CHINA:A cacophony of fireworks greeted the Year of the Pig in Beijing yesterday as residents in the Chinese capital chased away any lingering bad spirits and celebrated the new moon in boisterous fashion.
Fortune tellers say this is a "golden pig" year, which comes around once every 60 years, so the Chinese welcomed it in particularly exuberant style, rattling the windows of downtown apartments and courtyard homes with the bangs and whistles of millions of fireworks.
Firecrackers are a traditional way of celebrating Chinese New Year and there were over 380,000 boxes of firecrackers sold officially, compared with 240,000 boxes for the same period last year, which was the first year fireworks were allowed in the inner city.
Astrologers say that people born during the Year of the Pig are lucky, as a pig is a symbol of plenty, as well as of fertility, and many get married during the "Year of the Pig" to guarantee healthy, wealthy offspring.

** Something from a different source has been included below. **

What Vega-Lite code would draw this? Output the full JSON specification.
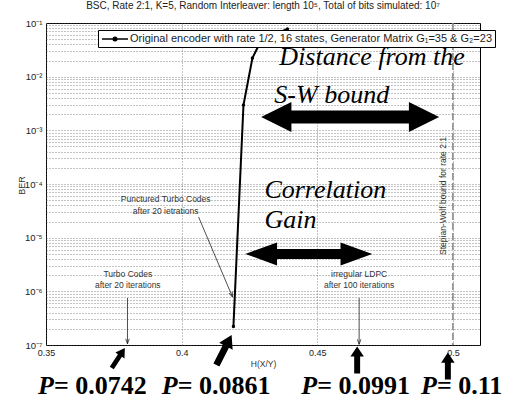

Famous pigs include Ronald Reagan, Arnold Schwarzenegger, Woody Allen, David Letterman, Elton John and Hillary Rodham Clinton.
Competing with the din of the fireworks were the trills of mobile phones as people sent text messages to each other wishing a prosperous new year.
Keen to stress their men of the people credentials, China's top leaders took to the countryside to spend time with some of the hundreds of millions of farmers who have been left behind by the country's economic boom.
President Hu Jintao fried dough twists, ate steamed potatoes and cut paper window decorations with poor farmers in the village of Daping in the northwestern province of Gansu.
"Dear villagers, I come to greet you a happy new year. I visited Daping eight years ago. Today, I am very pleased to see lots of changes. New houses are erected and plenty of food is stored, which shows the lives of the Daping people have really improved," he said.
There are fears that the widening gap between rich and poor could lead to social instability and threaten the rule of the Communist Party. In Gansu, the annual income of each farmer was estimated at €200 last year, well below the national rural average of €360.
In true Communist fashion, President Hu urged all Chinese people "to elevate the spirit of Red Army veterans in the country's great cause of a new Long March - the building of a well-off society and socialist modernisation," Xinhua news agency reported.